The 'chunked distance' is dynamic during the game. I usually keep it short so that response from the system is fast, but it can be made long for instances where the camera faces towards the front and back horizon. And then brought back to short again with removing those chunks. If you look at
, they sometimes use a very short fog point to hide loading objects but I'm hoping that I can display a believable horizon (and sunset) with this system.
Chunks are stored in a Scenery Zone.
It's a basic asset. When the scenery changes to a Zone it will create the Start chunks, then loop the Main chunks. On changing, it add the End Chunks.
Zones usually get changed when new encounters happen, more on that in a second. The chunks themselves are just Unity prefabs with an appropriate component. These have colliders so that when enemy ships are killed they can turn into a physics object in world space and collide with the scenery below.
Stage Manager has the most responsibility in a single level. I intend to have one stage manager per scene and for all intents and purposes it
is the level.
The level is defined by a series of events that are executed in order. Some of these can take time and others are instantaneous. I wrote my own custom inspector for this component.
You can rename and reorder components and change their properties. In this image is the Capture Players component, this will either spawn the player objects if they don't exist or take ownership of them if they got loaded in a previous scene. The stage manager also (for now) contains the information on the player's team. This includes the current leader ship. Everyone's meter and stats are stored individually still.

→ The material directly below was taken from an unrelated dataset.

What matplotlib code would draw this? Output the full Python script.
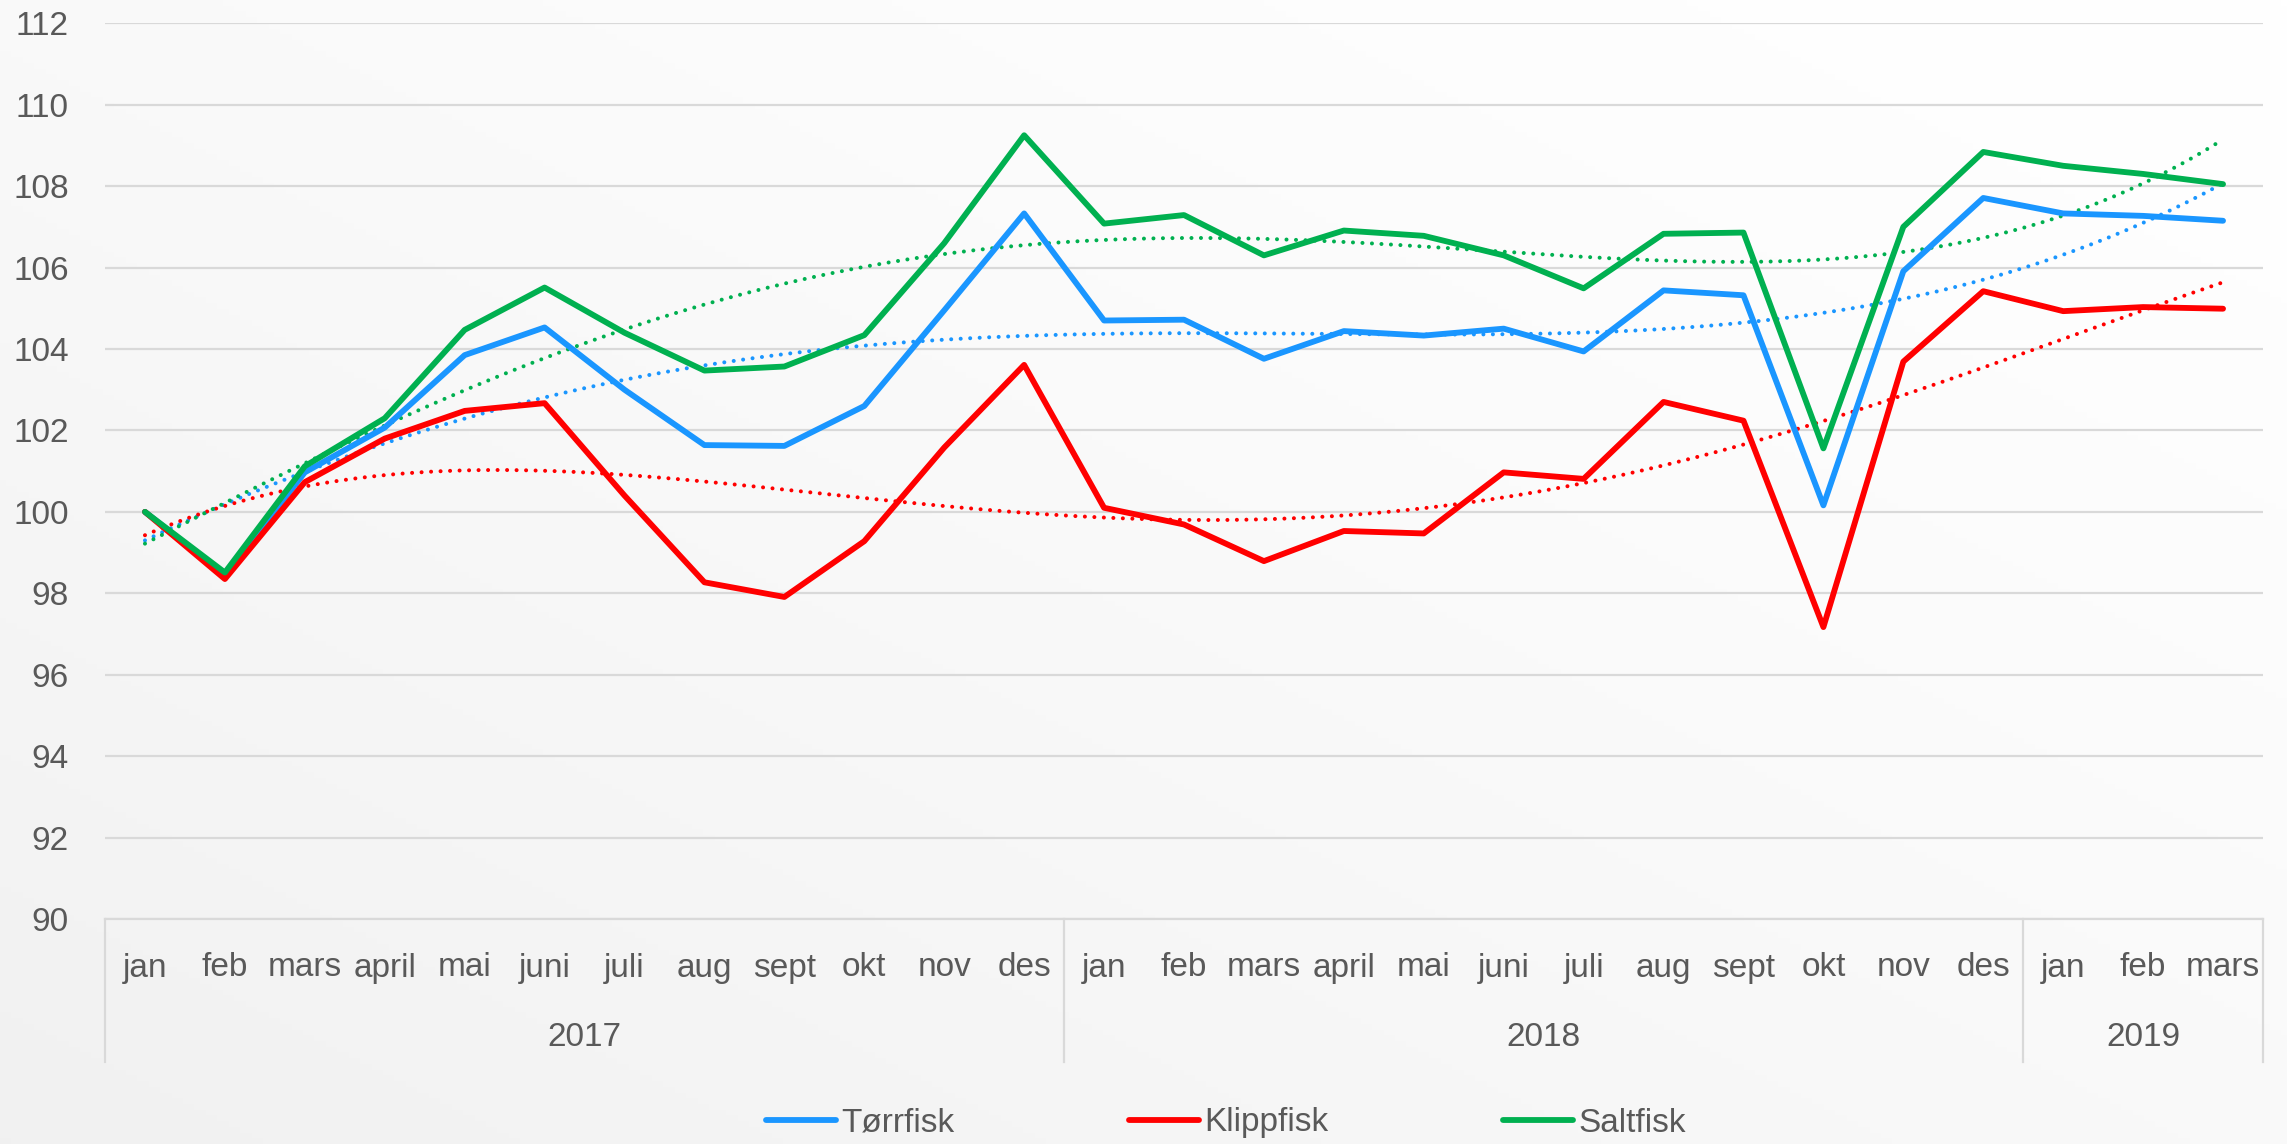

Encounter is the most important event here and the level will be mostly Encounters.
When an encounter starts it can command a change of zone and it can choose how the level waits, with a time limit or destruction of all enemies. Enemies are stored in Squads, which are just prefabs. There's an optional delay on the instantiating of those squads.
So squads are pretty important because the contain the enemies.
So it's a group of enemies collected inside one prefab that are spawned all at once at a certain location, usually outside of the player's view and then they move into view. The red box in the gizmo indicates the relative position of the player's view.
Enemies are spawned in the transform space of their parent squad. This is useful if they are grounded enemies, but if they are flying around then the Release Mode allows them to be moved into Arena space either immediately or when they come into view. The squad tracks it's own enemies and destroys itself when they have all been defeated.
Enemies are not considered to be 'in play' until they've entered the arena. Until this time, they cannot damage or be damaged. They can despawn by leaving the arena only once they've entered it first.
Enemies are important!
Enemies run on a behaviour driver that's individual for each enemy. They move based on their Move Behaviours, and shoot with Weapon Behaviours. There can be multiple behaviours in a row and they'll run in order. Some are instantaneous and some take time, with a dynamic ending condition (this makes enemy motion difficult to preview without a real enemy doing it in the game). These behaviours are things like 'move to location', 'move to player' or 'follow this path' and have some properties.
The squad stores behaviours, too. The squad will send orders to all it's enemies, so that you don't have to set it up on an individual basis. These orders are added ahead of any individual orders and that's what 'initial behaviours' means. You can also set the 'mirrored' flag on an enemy and all its motion orders will be flipped. I'm currently working on a behaviour that lets the enemies coordinate in different formations, like a circle.
For cutscenes, I'm making use of Unity's Playable Timeline. I'm recording motion for cameras and the arena. The player can be at any position when a cutscene starts, so I animate placeholder transforms and I blend the position of the player between the desired cutscene position and their player position.
As mentioned, I use cinemachine to blend between gameplay and cutscene cameras. I also use Yarn to handle dialogue.
This is all super rough. I've written stuff as and when I've needed it, and I've not had much insight into standard industry practices when it comes to games like these. So I'm curious to see how my approach diverges from others, or is similar to others. I'm definitely open to advice for doing things in a cleaner way or hearing how you did it. I suspect there are some games that build their whole level out in a single scene instead of dynamically loading pieces of it in this manner.